2. Save and invest as early as possible.
Observing the first basic law of money, saving, is fundamental in your financial journey. If you’re raising girls (and boys too), please make this one of the first lessons you teach them. Then couple that with investing as saving alone is not enough due to inflation.
I cannot overemphasize the importance of starting your regular investing ASAP. Let’s just take a look at these two women to drive the point.
Early Eva and Later Lea both started with a salary of P20,000.00 which increased by an average of 3% per year. Early Eva started saving and investing 20% of her salary (P4,000.00) right at the get go, while Later Lea said, “I’ll enjoy my salary first then start saving after 10 years.” Please take a look at the tables below to show you the impact this “later na lang” attitude has on your retirement fund.

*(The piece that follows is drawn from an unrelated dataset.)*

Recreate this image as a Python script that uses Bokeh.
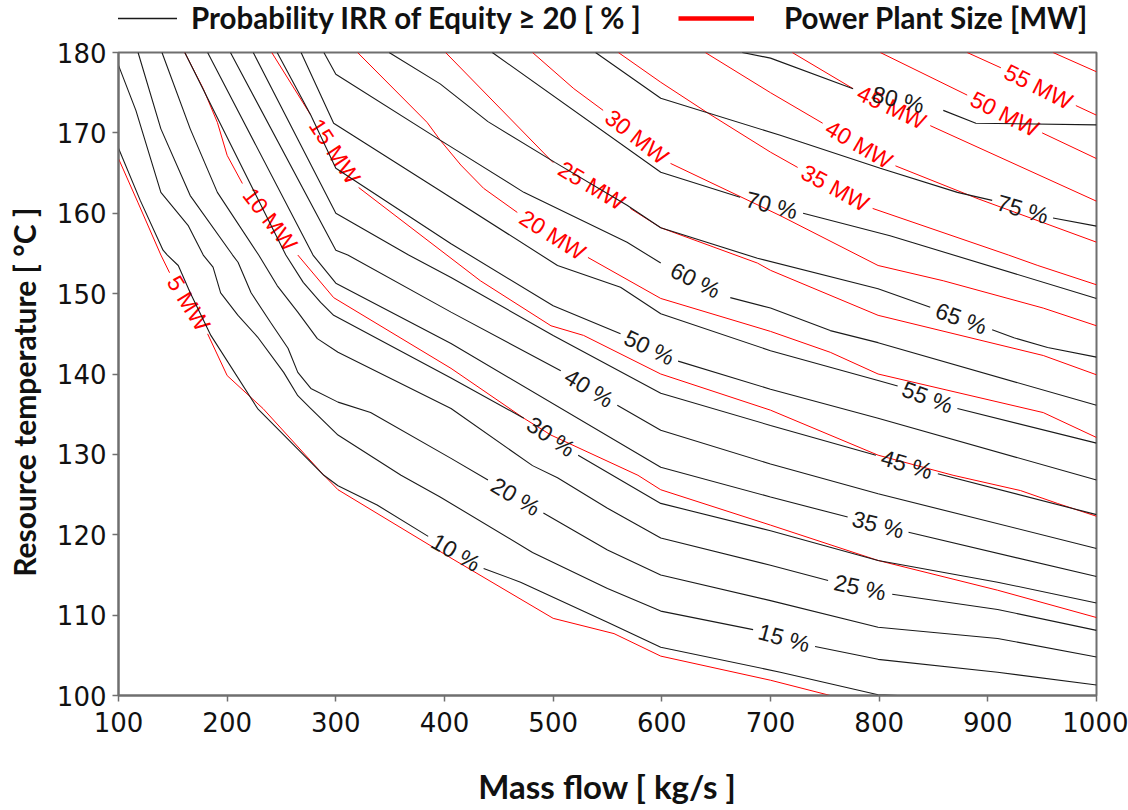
import math
from bokeh.plotting import figure
from bokeh.layouts import column
from bokeh.models import Range1d, FixedTicker, Legend, LegendItem
from bokeh.embed import file_html
from bokeh.resources import INLINE
from bokeh.core.properties import value

# ---------------- data (mass flow [kg/s], temperature [°C]); None = label gap ----------------
X_TICKS = [100, 200, 300, 400, 500, 600, 700, 800, 900, 1000]
Y_TICKS = [100, 110, 120, 130, 140, 150, 160, 170, 180]

PROB_LEVELS = [10, 15, 20, 25, 30, 35, 40, 45, 50, 55, 60, 65, 70, 75, 80]

P10_X = [100, 120, 141, 145, 155, 166, 185, 228, 289, 302, 338, 385, None, 436, 470, 550, 599, 709, 799, 817]
P10_Y = [168.1, 161.6, 155.4, 154.8, 153.5, 150.1, 144.8, 135.7, 127.4, 126.1, 123.7, 119.8, None, 115.8, 114.1, 109.1, 106.0, 102.9, 100.1, 100.0]
P15_X = [100, 116, 139, 164, 178, 187, 194, 210, 228, 252, 265, 277, 302, 360, 396, 481, 550, 599, 684, None, 741, 799, 909, 1000]
P15_Y = [178.4, 172.8, 162.6, 158.5, 154.8, 153.3, 150.1, 147.3, 144.6, 140.2, 137.3, 135.7, 132.4, 127.4, 124.7, 117.8, 113.3, 110.5, 108.2, None, 106.1, 104.5, 102.9, 101.3]
P20_X = [118, 139, 166, 205, 210, 222, 240, 256, 265, 277, 302, 332, 406, 440, None, 491, 550, 599, 700, 799, 909, 1000]
P20_Y = [180, 170.5, 162.2, 154.8, 153.9, 150.1, 146.4, 143.2, 140.2, 138.2, 136.5, 135.2, 129.5, 126.8, None, 122.7, 118.1, 115.0, 111.8, 108.5, 107.1, 104.8]
P25_X = [140, 166, 191, 229, 246, 265, 283, 302, 406, 481, 504, 550, 599, 700, 753, None, 812, 909, 1000]
P25_Y = [180, 170.5, 162.6, 154.8, 151.0, 147.7, 144.4, 142.7, 135.7, 128.6, 127.1, 123.3, 119.6, 116.2, 114.3, None, 112.6, 110.7, 108.1]
P30_X = [161, 254, 270, 286, 298, 406, 473, None, 523, 599, 700, 799, 909, 1000]
P30_Y = [180, 154.8, 151.4, 148.9, 147.3, 139.5, 134.5, None, 129.9, 123.9, 120.5, 116.8, 114.1, 111.5]
P35_X = [182, 279, 300, 406, 599, 700, 771, None, 827, 1000]
P35_Y = [180, 154.8, 151.3, 143.8, 128.4, 124.7, 122.2, None, 120.3, 114.8]
P40_X = [203, 300, 311, 406, 507, None, 559, 599, 700, 799, 1000]
P40_Y = [180, 155.4, 154.8, 147.7, 140.4, None, 136.1, 133.0, 128.8, 125.1, 118.3]
P45_X = [224, 300, 367, 406, 500, 599, 700, 797, None, 854, 1000]
P45_Y = [180, 160.0, 154.8, 152.0, 144.8, 137.6, 133.6, 129.9, None, 127.6, 122.5]
P50_X = [246, 277, 300, 406, 500, 562, None, 615, 700, 799, 1000]
P50_Y = [180, 172.2, 165.6, 156.2, 148.5, 145.0, None, 141.6, 138.1, 134.5, 126.8]
P55_X = [268, 298, 396, 504, 562, 599, 700, 799, 817, None, 872, 1000]
P55_Y = [180, 171.2, 162.8, 153.5, 150.8, 147.5, 142.9, 139.2, 138.5, None, 135.7, 131.4]
P60_X = [289, 300, 396, 473, 568, 599, None, 663, 700, 755, 799, 1000]
P60_Y = [180, 177.3, 169.1, 162.6, 156.4, 153.8, None, 149.5, 148.2, 145.4, 143.9, 136.1]
P65_X = [349, 396, 440, 502, 568, 599, 688, 799, 847, None, 904, 924, 955, 1000]
P65_Y = [180, 176.1, 171.4, 166.3, 161.0, 158.2, 154.4, 150.6, 148.3, None, 145.5, 144.5, 143.3, 142.1]
P70_X = [444, 599, 672, None, 730, 810, 1000]
P70_Y = [180, 165.1, 162.0, None, 160.0, 157.2, 149.4]
P75_X = [539, 599, 709, 801, 872, 904, None, 960, 1000]
P75_Y = [180, 174.3, 169.7, 165.6, 162.6, 161.6, None, 159.4, 158.4]
P80_X = [674, 700, 776, None, 859, 889, 1000]
P80_Y = [180, 179.3, 175.5, None, 172.8, 171.2, 171.0]

MW_LEVELS = [5, 10, 15, 20, 25, 30, 35, 40, 45, 50, 55, 60]

MW5_X = [100, 118, 139, 147, None, 182, 200, 233, 289, 302, 406, 500, 556, 599, 700, 755]
MW5_Y = [166.8, 161.3, 154.8, 152.6, None, 145.0, 139.8, 135.7, 127.4, 125.6, 117.1, 109.6, 107.7, 104.9, 101.9, 100]
MW10_X = [161, 178, 191, 200, 214, None, 265, 298, 406, 473, 498, 578, 599, 700, 799, 909, 1000]
MW10_Y = [180, 175.5, 171.3, 167.2, 163.7, None, 154.8, 149.5, 140.7, 134.5, 132.4, 127.4, 125.6, 121.2, 116.8, 113.1, 109.7]
MW15_X = [241, 277, None, 321, 406, 433, 498, 528, 599, 700, 799, 868, 930, 964, 1000]
MW15_Y = [180, 172.2, None, 163.2, 154.4, 151.6, 146.0, 144.8, 140.0, 135.5, 129.9, 127.4, 125.5, 123.9, 122.3]
MW20_X = [320, 384, 396, 415, 436, 467, None, 532, 599, 700, 755, 799, 951, 1000]
MW20_Y = [180, 171.3, 169.1, 166.0, 163.1, 160.1, None, 154.5, 149.4, 145.3, 142.7, 140.0, 135.2, 132.1]
MW25_X = [401, 500, None, 571, 599, 688, 700, 799, 951, 1000]
MW25_Y = [180, 166.3, None, 160.6, 158.2, 153.8, 152.9, 147.3, 142.3, 139.9]
MW30_X = [481, 519, 546, None, 608, 709, 799, 859, 951, 1000]
MW30_Y = [180, 175.5, 172.8, None, 166.2, 159.7, 153.5, 151.6, 148.2, 146.0]
MW35_X = [560, 599, 642, 700, 725, None, 794, 919, 946, 1000]
MW35_Y = [180, 176.3, 172.5, 167.6, 165.7, None, 160.6, 154.8, 153.5, 151.1]
MW40_X = [640, 700, 748, None, 815, 891, 1000]
MW40_Y = [180, 175.0, 171.2, None, 165.9, 161.8, 156.4]
MW45_X = [720, 776, None, 847, 1000]
MW45_Y = [180, 175.5, None, 170.9, 161.5]
MW50_X = [801, 881, None, 950, 1000]
MW50_Y = [180, 174.7, None, 170.0, 166.8]
MW55_X = [881, 912, None, 981, 1000]
MW55_Y = [180, 178.1, None, 173.4, 172.2]
MW60_X = [960, 1000]
MW60_Y = [180, 177.6]

PROB_LINES = [(P10_X, P10_Y), (P15_X, P15_Y), (P20_X, P20_Y), (P25_X, P25_Y), (P30_X, P30_Y),
              (P35_X, P35_Y), (P40_X, P40_Y), (P45_X, P45_Y), (P50_X, P50_Y), (P55_X, P55_Y),
              (P60_X, P60_Y), (P65_X, P65_Y), (P70_X, P70_Y), (P75_X, P75_Y), (P80_X, P80_Y)]
MW_LINES = [(MW5_X, MW5_Y), (MW10_X, MW10_Y), (MW15_X, MW15_Y), (MW20_X, MW20_Y), (MW25_X, MW25_Y),
            (MW30_X, MW30_Y), (MW35_X, MW35_Y), (MW40_X, MW40_Y), (MW45_X, MW45_Y), (MW50_X, MW50_Y),
            (MW55_X, MW55_Y), (MW60_X, MW60_Y)]

LEGEND_LABELS = ["Probability IRR of Equity \u2265 20 [ % ]", "Power Plant Size [MW]"]

# ---------------- main figure ----------------
FW, FH = 978, 643
X0, X1, Y0, Y1 = 100, 1000, 100, 180
SX = FW / (X1 - X0)
SY = FH / (Y1 - Y0)
BLACK, RED, AXIS = "#1a1a1a", "#ff0000", "#6f6f6f"

p = figure(frame_width=FW, frame_height=FH,
           x_range=Range1d(X0, X1), y_range=Range1d(Y0, Y1),
           output_backend="svg", toolbar_location=None,
           min_border_left=118, min_border_right=32, min_border_top=16, min_border_bottom=115)
p.xgrid.visible = False
p.ygrid.visible = False
p.outline_line_color = AXIS
p.outline_line_width = 2
p.background_fill_color = "white"
p.border_fill_color = "white"


def nanify(v):
    return [float("nan") if a is None else a for a in v]


def gap_label(xs, ys):
    if None not in xs:
        return None
    i = xs.index(None)
    x1, y1, x2, y2 = xs[i - 1], ys[i - 1], xs[i + 1], ys[i + 1]
    ang = math.atan2((y2 - y1) * SY, (x2 - x1) * SX)
    return (x1 + x2) / 2, (y1 + y2) / 2, ang


def draw(lines, levels, color, suffix, width):
    lx, ly, la, lt = [], [], [], []
    for (xs, ys), lev in zip(lines, levels):
        p.line(nanify(xs), nanify(ys), line_color=color, line_width=width)
        g = gap_label(xs, ys)
        if g:
            lx.append(g[0]); ly.append(g[1]); la.append(g[2]); lt.append(f"{lev} {suffix}")
    p.text(x=lx, y=ly, text=lt, angle=la, text_align="center", text_baseline="middle",
           text_font=value("Liberation Sans"), text_font_size="23px", text_color=color)


draw(MW_LINES, MW_LEVELS, RED, "MW", 1.0)
draw(PROB_LINES, PROB_LEVELS, BLACK, "%", 1.1)

for ax in (p.xaxis[0], p.yaxis[0]):
    ax.axis_line_color = AXIS
    ax.axis_line_width = 2
    ax.major_tick_line_color = AXIS
    ax.major_tick_line_width = 1.5
    ax.major_tick_out = 6
    ax.major_tick_in = 0
    ax.minor_tick_line_color = None
    ax.major_label_text_font = "DejaVu Sans"
    ax.major_label_text_font_size = "26px"
    ax.major_label_text_color = "#111111"
    ax.axis_label_text_font = "Lato"
    ax.axis_label_text_font_style = "bold"
    ax.axis_label_text_color = "#111111"

p.xaxis.axis_label_text_font_size = "33px"
p.yaxis.axis_label_text_font_size = "30px"
p.xaxis.ticker = FixedTicker(ticks=X_TICKS)
p.yaxis.ticker = FixedTicker(ticks=Y_TICKS)
p.xaxis.axis_label = "Mass flow [ kg/s ]"
p.yaxis.axis_label = "Resource temperature [ \u00b0C ]" + "\u00a0" * 5
p.xaxis.major_label_standoff = 10
p.yaxis.major_label_standoff = 6
p.xaxis.axis_label_standoff = 31
p.yaxis.axis_label_standoff = 12

# ---------------- legend strip above the plot ----------------
lf = figure(width=1128, height=36, x_range=Range1d(0, 1), y_range=Range1d(0, 1),
            x_axis_type=None, y_axis_type=None, output_backend="svg", toolbar_location=None,
            min_border_left=0, min_border_right=0, min_border_top=0, min_border_bottom=0)
lf.outline_line_color = None
lf.grid.visible = False
lf.background_fill_color = "white"
lf.border_fill_color = "white"
nan = float("nan")
leg_black = lf.line(x=[nan], y=[nan], line_color=BLACK, line_width=1.6)
leg_red = lf.line(x=[nan], y=[nan], line_color=RED, line_width=4.5)

common = dict(orientation="horizontal", label_text_font="Lato", label_text_font_style="bold",
              label_text_font_size="29.5px", label_text_color="#111111",
              glyph_width=76, glyph_height=26, border_line_color=None,
              background_fill_alpha=0, padding=0, margin=0)
legend_a = Legend(items=[LegendItem(label=LEGEND_LABELS[0], renderers=[leg_black])],
                  location=(-17, 1), label_standoff=14, **common)
legend_b = Legend(items=[LegendItem(label=LEGEND_LABELS[1], renderers=[leg_red])],
                  location=(560, 1), label_standoff=30, **common)
lf.add_layout(legend_a)
lf.add_layout(legend_b)

layout = column(lf, p, spacing=0)
open("out.html", "w").write(file_html(layout, INLINE))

The While Early Eva will is able to accumulate P34,012,959.84 upon retirement (see Table 1), the 10 years of delay costs Later Lea more than half of what she could have accumulated. At only P15,884,772.40 (see Table 2), she lost 53% of her retirement fund! In the vernacular, we say, “Nangalahati!” In fact, more than “kalahati” was lost!
What if Later Lea decides to double her investment amounts in order to catch up with Early Eva? What do you think will happen? Will she be able to catch up with Early Eva? Unfortunately, she won’t. Even if Later Lea doubles her investments and does so consistently until retirement, she will only accumulate Php 31,769,544.79, still short by over Php 2 million. Isn’t that mind boggling? That delay of 10 years is so crucial that even if Later Lea invests double the amount for 75% of the time—i.e., 30 out of the 40 years of their investment period, she will still be unable to match Early Eva’s retirement nest egg? That is the power of compounding. That is the reason why we should not delay saving and investing. Time is our biggest ally in investing.
3. Plan for career breaks in advance.
Many women step away from work to care for their children and for some, even those who aren’t their children like aging parents and other relatives. If you intend to do this, plan ahead and consider doing the following—negotiate for flexible work options if possible, maximize any employer benefits available, find ways to earn on a part-time or freelance basis, keep your skills sharp through reading and taking online courses. “Bawal maging mapurol!”
If you are stepping out of your career to care for your children, have that important conversation with your spouse. Make it clear that his earnings are not his alone but belongs to the family. Then continue your regular saving and investing, even if on a reduced amount.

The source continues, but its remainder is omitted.